*Task statement:* Starting at the first line of the listing below, repeat each line exactly until the line containing "var plotL = 81, plotR", which you include. Leave out pictures.

*Data extract:*
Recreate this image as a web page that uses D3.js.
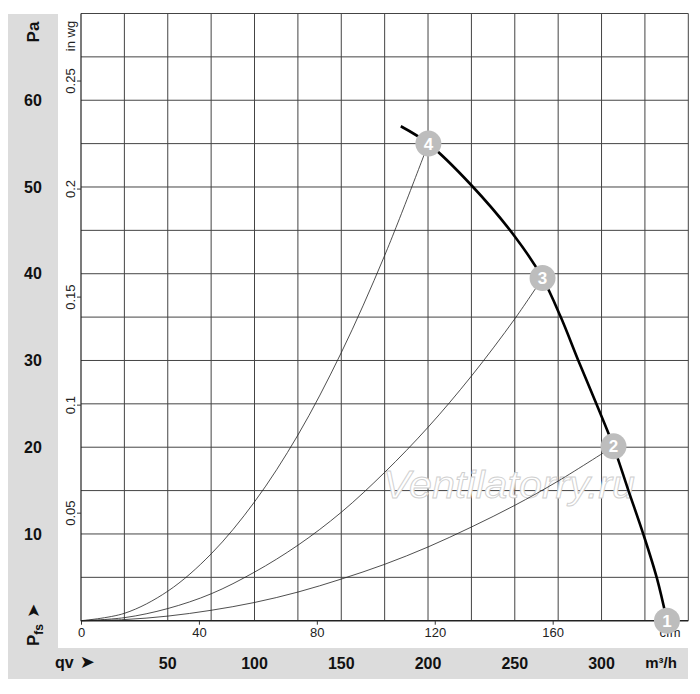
<!DOCTYPE html>
<html>
<head>
<meta charset="utf-8">
<script src="https://cdn.jsdelivr.net/npm/d3@7"></script>
<style>
  body { margin: 0; background: #fff; }
  text { font-family: Arial, "Liberation Sans", sans-serif; }
</style>
</head>
<body>
<div id="chart"></div>
<script>
// values (flow m3/h, pressure Pa)
var fanCurve = [[184.3, 57.0], [200.2, 55.0], [225.0, 50.2], [250.0, 44.3], [266.0, 39.5],
    [276.5, 35.0], [286.6, 30.0], [297.0, 25.0], [306.9, 20.1], [315.5, 15.0],
    [324.2, 9.9], [331.9, 4.9], [337.7, 0]];
var system4 = [[0, 0], [25, 0.85], [50, 3.4], [75, 7.7], [100, 13.7], [125, 21.4],
    [150, 30.9], [175, 42.1], [200.2, 55.0]];
var system3 = [[0, 0], [25, 0.35], [50, 1.4], [75, 3.1], [100, 5.6], [125, 8.7],
    [150, 12.5], [175, 17.1], [200, 22.3], [225, 28.2], [250, 34.8], [266.0, 39.5]];
var system2 = [[0, 0], [25, 0.13], [50, 0.53], [75, 1.2], [100, 2.1], [125, 3.3],
    [150, 4.8], [175, 6.5], [200, 8.5], [225, 10.8], [250, 13.3], [275, 16.1], [306.9, 20.1]];
var points = [
    {n: "1", q: 337.7, p: 0},
    {n: "2", q: 306.9, p: 20.1},
    {n: "3", q: 266.0, p: 39.5},
    {n: "4", q: 200.2, p: 55.0}
];
var paTicks = [10, 20, 30, 40, 50, 60];
var wgTicks = [0.05, 0.1, 0.15, 0.2, 0.25];
var m3hTicks = [50, 100, 150, 200, 250, 300];
var cfmTicks = [0, 40, 80, 120, 160];

var W = 700, H = 694;
var plotL = 81, plotR = 688.3, plotT = 13.5, plotB = 620.7;

var x = d3.scaleLinear().domain([0, 350]).range([plotL, plotR]);
var y = d3.scaleLinear().domain([0, 70]).range([plotB, plotT]);
var xCfm = d3.scaleLinear().domain([0, 350 / 1.69901]).range([plotL, plotR]);
var yWg = d3.scaleLinear().domain([0, 70 / 249.089]).range([plotB, plotT]);

var svg = d3.select("#chart").append("svg")
    .attr("width", W).attr("height", H);

// grey label bands
svg.append("rect").attr("x", 8).attr("y", 14).attr("width", 50).attr("height", 634)
    .style("fill", "#dcdcdc");
svg.append("rect").attr("x", 8).attr("y", 648).attr("width", 680).attr("height", 31)
    .style("fill", "#dcdcdc");

// grid
var g = svg.append("g");
g.selectAll("line.v").data(d3.range(25, 351, 25)).enter().append("line")
    .attr("x1", function(d){ return x(d); }).attr("x2", function(d){ return x(d); })
    .attr("y1", plotT).attr("y2", plotB)
    .style("stroke", "#444").style("stroke-width", 1);
g.selectAll("line.h").data(d3.range(5, 71, 5)).enter().append("line")
    .attr("x1", plotL).attr("x2", plotR)
    .attr("y1", function(d){ return y(d); }).attr("y2", function(d){ return y(d); })
    .style("stroke", "#444").style("stroke-width", 1);
g.append("line").attr("x1", plotL).attr("x2", plotL).attr("y1", plotT).attr("y2", plotB + 0.5)
    .style("stroke", "#222").style("stroke-width", 1.2);
g.append("line").attr("x1", plotL).attr("x2", plotR).attr("y1", plotB).attr("y2", plotB)
    .style("stroke", "#222").style("stroke-width", 1.5);

// in wg axis
var wgAxis = svg.append("g").attr("transform", "translate(" + plotL + ",0)")
    .call(d3.axisLeft(yWg).tickValues(wgTicks).tickSize(4).tickPadding(4)
        .tickFormat(function(d){ return String(d); }));
wgAxis.select(".domain").remove();
wgAxis.selectAll("line").style("stroke", "#333");
wgAxis.selectAll("text")
    .attr("x", null)
    .attr("transform", "translate(-11,0) rotate(-90)")
    .attr("text-anchor", "middle").attr("dy", "0.35em")
    .style("font-size", "13px").style("fill", "#222")
    .style("font-family", "Arial, 'Liberation Sans', sans-serif");
svg.append("text").text("in wg")
    .attr("transform", "translate(70,36) rotate(-90)")
    .attr("text-anchor", "middle").attr("dy", "0.35em")
    .style("font-size", "13px").style("fill", "#222");

// cfm axis
var cfmAxis = svg.append("g").attr("transform", "translate(0," + plotB + ")")
    .call(d3.axisBottom(xCfm).tickValues(cfmTicks).tickSize(4).tickPadding(3));
cfmAxis.select(".domain").remove();
cfmAxis.selectAll("line").style("stroke", "#333");
cfmAxis.selectAll("text").style("font-size", "13px").style("fill", "#222")
    .style("font-family", "Arial, 'Liberation Sans', sans-serif");
svg.append("text").text("cfm").attr("x", 670).attr("y", 637)
    .attr("text-anchor", "middle").style("font-size", "13px").style("fill", "#222");

// Pa labels
svg.selectAll("text.pa").data(paTicks).enter().append("text")
    .attr("x", 33).attr("y", function(d){ return y(d); }).attr("dy", "0.36em")
    .attr("text-anchor", "middle")
    .style("font-size", "16px").style("font-weight", "bold").style("fill", "#111")
    .text(function(d){ return d; });
svg.append("text").text("Pa")
    .attr("transform", "translate(33,32) rotate(-90)")
    .attr("text-anchor", "middle").attr("dy", "0.36em")
    .style("font-size", "17px").style("font-weight", "bold").style("fill", "#111");
var pfs = svg.append("text")
    .attr("transform", "translate(39,646) rotate(-90)")
    .style("font-weight", "bold").style("fill", "#111");
pfs.append("tspan").text("P").style("font-size", "17px");
pfs.append("tspan").text("fs").attr("dy", 4).style("font-size", "12px");
pfs.append("tspan").text("\u27A4").attr("dx", 6).attr("dy", -4)
    .style("font-size", "17px").style("font-family", "DejaVu Sans");

// m3/h labels
svg.selectAll("text.m3").data(m3hTicks).enter().append("text")
    .attr("x", function(d){ return x(d); }).attr("y", 669)
    .attr("text-anchor", "middle")
    .style("font-size", "16px").style("font-weight", "bold").style("fill", "#111")
    .text(function(d){ return d; });
svg.append("text").text("m\u00B3/h").attr("x", 661).attr("y", 668)
    .attr("text-anchor", "middle")
    .style("font-size", "15px").style("font-weight", "bold").style("fill", "#111");
var qv = svg.append("text").attr("x", 55).attr("y", 668)
    .style("font-weight", "bold").style("fill", "#111");
qv.append("tspan").text("qv").style("font-size", "16px");
qv.append("tspan").text("\u27A4").attr("dx", 6)
    .style("font-size", "18px").style("font-family", "DejaVu Sans");

// watermark
svg.append("text").text("Ventilatorry.ru")
    .attr("x", 383).attr("y", 498)
    .attr("textLength", 252).attr("lengthAdjust", "spacingAndGlyphs")
    .style("font-size", "39px").style("font-style", "italic")
    .style("fill", "#fff").style("stroke", "#cfcfcf").style("stroke-width", 0.9);

// curves
var line = d3.line()
    .x(function(d){ return x(d[0]); })
    .y(function(d){ return y(d[1]); })
    .curve(d3.curveCatmullRom.alpha(0.5));

[system2, system3, system4].forEach(function(s){
    svg.append("path").datum(s).attr("d", line)
        .style("fill", "none").style("stroke", "#222").style("stroke-width", 0.8);
});
svg.append("path").datum(fanCurve).attr("d", line)
    .style("fill", "none").style("stroke", "#000").style("stroke-width", 2.6);

// numbered markers
var mk = svg.selectAll("g.mk").data(points).enter().append("g")
    .attr("transform", function(d){ return "translate(" + x(d.q) + "," + y(d.p) + ")"; });
mk.append("circle").attr("r", 13).style("fill", "#bdbdbd");
mk.append("text").text(function(d){ return d.n; })
    .attr("text-anchor", "middle").attr("dy", "0.36em")
    .style("font-size", "17px").style("font-weight", "bold").style("fill", "#fff");
</script>
</body>
</html>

*Exercise response:*
Recreate this image as a web page that uses D3.js.
<!DOCTYPE html>
<html>
<head>
<meta charset="utf-8">
<script src="https://cdn.jsdelivr.net/npm/d3@7"></script>
<style>
  body { margin: 0; background: #fff; }
  text { font-family: Arial, "Liberation Sans", sans-serif; }
</style>
</head>
<body>
<div id="chart"></div>
<script>
// values (flow m3/h, pressure Pa)
var fanCurve = [[184.3, 57.0], [200.2, 55.0], [225.0, 50.2], [250.0, 44.3], [266.0, 39.5],
    [276.5, 35.0], [286.6, 30.0], [297.0, 25.0], [306.9, 20.1], [315.5, 15.0],
    [324.2, 9.9], [331.9, 4.9], [337.7, 0]];
var system4 = [[0, 0], [25, 0.85], [50, 3.4], [75, 7.7], [100, 13.7], [125, 21.4],
    [150, 30.9], [175, 42.1], [200.2, 55.0]];
var system3 = [[0, 0], [25, 0.35], [50, 1.4], [75, 3.1], [100, 5.6], [125, 8.7],
    [150, 12.5], [175, 17.1], [200, 22.3], [225, 28.2], [250, 34.8], [266.0, 39.5]];
var system2 = [[0, 0], [25, 0.13], [50, 0.53], [75, 1.2], [100, 2.1], [125, 3.3],
    [150, 4.8], [175, 6.5], [200, 8.5], [225, 10.8], [250, 13.3], [275, 16.1], [306.9, 20.1]];
var points = [
    {n: "1", q: 337.7, p: 0},
    {n: "2", q: 306.9, p: 20.1},
    {n: "3", q: 266.0, p: 39.5},
    {n: "4", q: 200.2, p: 55.0}
];
var paTicks = [10, 20, 30, 40, 50, 60];
var wgTicks = [0.05, 0.1, 0.15, 0.2, 0.25];
var m3hTicks = [50, 100, 150, 200, 250, 300];
var cfmTicks = [0, 40, 80, 120, 160];

var W = 700, H = 694;
var plotL = 81, plotR = 688.3, plotT = 13.5, plotB = 620.7;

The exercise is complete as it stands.